Last Thursday evening, young Charedim met with Prime Minister Benyamin Netanyahu as part of a “Young Likud” program. Aharon Ben-Yaakov, one of the ultra-Orthodox young people who attended the meeting, walked to the microphone and asked the prime minister: “Does the Likud under your leadership also represent people like me who aren’t represented by the ultra-Orthodox Haredi parties? People like me who served in the IDF, learn academics and work for a living?”
The Prime Minister replied: “Of course it does. Leave the party atmosphere and the sector parties and join Likud. Only in this way will we maintain a strong country and a greater Likud – against all the left-wing”.
In the Likud primaries that were held recently, the Charedi camp did not offer any representation on behalf of the Likud, but they issued a list in support of a number of Knesset members including Moshe Feiglin, who decided after the primaries to leave the Likud.
Conversely, it is beginning to look like there is a possibility for a future coalition between the Labour Party, or as they are now known, “the Zionist Camp”, and the Charedi parties. In a shidduch that only makes sense in Israeli politics, Isaac Herzog is beginning to woo the religious parties.
Religious faction leaders, Jacob Litzmann, Moshe Gafni, and Aryeh Deri have not ruled out the possibility in recent speeches, and have refused to commit publicly to support only the right-wing government led by Benjamin Netanyahu. This has led to a division, driving Chabad voters away.
Saturday night, during a joint conference of Herzog and Livni held in Hod Hasharon, Herzog addressed the issue of equality of burden and attacked in a clear hint, the parties that have created a campaign of hatred.
” Bubbling undercurrents and sometimes arrogance and exclusion, have separated them from Zionists” have prevented them from integrating into the mainstream of the country. We know how to combine them all and we will work with a broad consensus,” Herzog said.

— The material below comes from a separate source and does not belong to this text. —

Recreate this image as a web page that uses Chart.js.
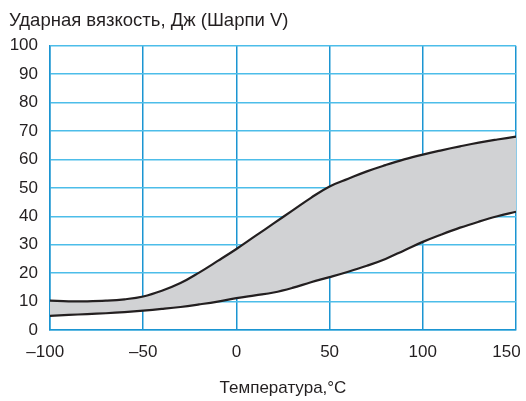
<!DOCTYPE html>
<html>
<head>
<meta charset="utf-8">
<script src="https://cdn.jsdelivr.net/npm/chart.js@4"></script>
<style>
  html, body { margin: 0; padding: 0; background: #fff; }
  #wrap { width: 526px; height: 401px; }
</style>
</head>
<body>
<div id="wrap"><canvas id="impactChart"></canvas></div>
<script>
// ===== Ударная вязкость (Шарпи V) vs температура =====

const temps = [-100, -90, -80, -70, -60, -50, -40, -30, -20, -10, 0, 10, 20, 30, 40, 50, 60, 70, 80, 90, 100, 110, 120, 130, 140, 150];
const upperJ = [10.3, 10.1, 10.1, 10.3, 10.8, 11.8, 13.8, 16.5, 20.2, 24.3, 28.5, 33, 37.5, 42, 46.5, 50.5, 53.2, 55.8, 58, 60, 61.7, 63.2, 64.6, 65.9, 67, 68];
const lowerJ = [5, 5.3, 5.6, 5.9, 6.3, 6.8, 7.4, 8.1, 9, 10, 11.2, 12.2, 13.2, 14.8, 16.8, 18.6, 20.5, 22.6, 25, 28, 31, 33.6, 36, 38.1, 40, 41.6];
const xTicks = [-100, -50, 0, 50, 100, 150];
const yTicks = [0, 10, 20, 30, 40, 50, 60, 70, 80, 90, 100];

const ink = '#231f20';
const fontFam = '"Liberation Sans", Arial, sans-serif';

function pts(ys) {
  return temps.map((t, i) => ({ x: t, y: ys[i] }));
}

function xLabel(v) {
  let s = v < 0 ? '\u2013' + Math.abs(v) : String(v);
  if (v === 150) s = s + '\u2007\u2007';
  if (v === -100) s = s + '\u2007';
  return s;
}

new Chart(document.getElementById('impactChart'), {
  type: 'line',
  data: {
    datasets: [
      { label: 'min', data: pts(lowerJ), borderColor: ink, borderWidth: 2.2, pointRadius: 0, fill: false, tension: 0.4 },
      { label: 'max', data: pts(upperJ), borderColor: ink, borderWidth: 2.2, pointRadius: 0, fill: { target: 0 }, backgroundColor: '#d1d2d4', tension: 0.4 }
    ]
  },
  options: {
    responsive: true, maintainAspectRatio: false, animation: false,
    layout: { padding: { top: 0, left: 9, right: 10, bottom: 0 } },
    plugins: {
      legend: { display: false }, tooltip: { enabled: false },
      title: { display: true, text: 'Ударная вязкость, Дж (Шарпи V)', align: 'start', color: ink, font: { family: fontFam, size: 18.5, weight: 'normal' }, padding: { top: 10, bottom: 13.5 } }
    },
    scales: {
      x: {
        type: 'linear', min: -100, max: 150,
        afterBuildTicks: s => { s.ticks = xTicks.map(v => ({ value: v })); },
        afterFit: s => { s.height = 71; s.paddingLeft = 0; s.paddingRight = 0; },
        grid: { color: '#1b95d2', lineWidth: 1.5, drawTicks: false },
        border: { color: '#1b95d2', width: 1.5 },
        ticks: { color: ink, padding: 12, font: { family: fontFam, size: 17 }, callback: v => xLabel(v) },
        title: { display: true, text: 'Температура,°C', color: ink, font: { family: fontFam, size: 17 }, padding: { top: 0, bottom: 2 } }
      },
      y: {
        min: 0, max: 100,
        afterBuildTicks: s => { s.ticks = yTicks.map(v => ({ value: v })); },
        afterFit: s => { s.width = 41; },
        grid: { color: '#4dbde9', lineWidth: 1.5, drawTicks: false },
        border: { color: '#1b95d2', width: 1.5 },
        ticks: { color: ink, padding: 12, font: { family: fontFam, size: 17 } }
      }
    }
  }
});
</script>
</body>
</html>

Herzog later evaded the question of whether his party would force the issue equal burden law on the ultra-Orthodox community, and said again that “everything will be done through dialogue and consensus.” This equal burden law is, of course, a reference the law by which, according to which thousands of Haredi Yeshivah students will be drafted into the Israeli Defense Forces beginning in 2017. It is a divisive issue in Israeli politics, one which the left is, in theory, supposed to oppose.